O papel de Portugal na União Europeia é, sem dúvida, um estaleiro essencial na renovação do diálogo à esquerda. Uma divisão de tarefas onde, por um lado, o governo do PS trata de encontrar o caminho estreito da defesa do interesse nacional no quadro comunitário e, por outro lado, a esquerda da esquerda, embora solidária com o governo, sistematicamente reflete em voz alta acerca da inevitabilidade de empurrar o governo para o confronto com as instituições europeias, é a prazo insustentável.

Sem dúvida que todos queremos uma UE onde se pratique a igualdade entre países, a convergência económica, onde a coesão social e territorial se concretize. Sem dúvida que temos de contrariar as forças que, dentro das instituições europeias, tentam bloquear o governo de Portugal. Recusamos a receita recorrente de privatizações e desregulação social. Mas, para uma estratégia de longo prazo para Portugal, importa compreender que a crítica da globalização é inconsequente se ignorar que só podemos contrariar os seus efeitos perversos com cooperação regional mais forte, nunca com ilusões de soberania isolacionista.

Soubemos recentemente que a Comissão Europeia pretende que a Apple devolva à Irlanda, por impostos por cobrar graças a concorrência fiscal desleal, uma quantia superior à despesa pública anual desse país em saúde. Outros casos (Starbucks na Holanda, Fiat no Luxemburgo, dezenas de multinacionais na Bélgica) espoletaram ações europeias destinadas a bloquear alguma forma de paraíso fiscal. Claramente, nenhum país isolado tem os meios para se opor a estes efeitos nefastos da globalização. É na UE que o podemos fazer.

Não podemos enfrentar com eficácia e humanidade a questão dos refugiados, nem a ameaça terrorista, agindo cada um por si. Nem regular seriamente a banca e a finança. Não podemos enfrentar o desafio da segurança energética sem uma União da Energia. Sem uma União Digital desperdiçaremos o potencial de um espaço comum de criação e fruição online. São desta ordem as razões do europeísmo dos socialistas.

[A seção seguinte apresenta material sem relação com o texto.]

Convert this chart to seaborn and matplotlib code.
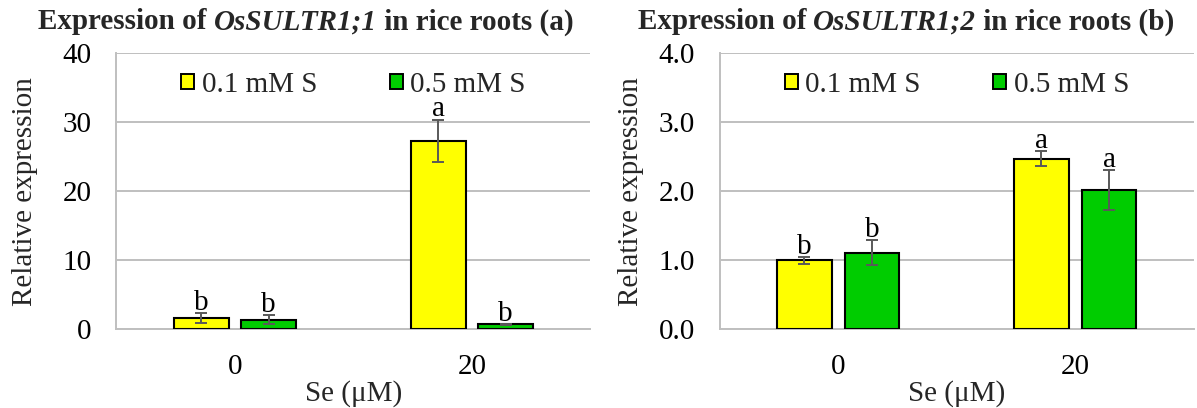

A esquerda não pode trocar o internacionalismo pelo nacionalismo. Não podemos entrincheirar-nos: discutir as regras comuns não passa por reduzi-las às categorias de imposição e chantagem. Recentemente, cinco países nórdicos insurgiram-se contra o ostensivo desrespeito da Hungria pelas suas obrigações relativas aos refugiados e apelaram à UE para que aja contra o prevaricador. Devemos aceitar que Viktor Orbán se oponha aos valores e regras comuns tratando-as como imposições e ingerências? Não. Na defesa do Estado de Direito, em causa por exemplo na Polónia, desejaríamos até que as instituições europeias fossem mais rápidas e mais determinadas. Falamos de situações diferentes, claro. Mas o ponto é que não podemos desqualificar o debate político europeu com simplificações soberanistas. Até porque esse debate político europeu é necessário para aprofundar a democracia na UE e para acrescentar legitimidade às suas instituições.

A maioria plural das esquerdas renovou a representação democrática em Portugal e permitiu uma viragem política que recusa a estratégia de empobre-cimento e o aumento das desigualdades. Vale a pena trabalhar por uma sociedade decente. Por esse mundo fora, para lá da divisão direita/esquerda, perpassa uma divisão sistema/antissistema. Não podemos continuar a empurrar para fora da democracia os que há muitos anos não têm um aumento real do salário. Os que continuam absolutamente precarizados, na incerteza quotidiana. Devemos transformar a indignação em política, em governação alternativa, em democracias mais democráticas. Devemos ser capazes de fazer isso também na Europa. A maioria plural das esquerdas tem de trabalhar para acrescentar coerência estratégica às suas convergências em matéria de UE.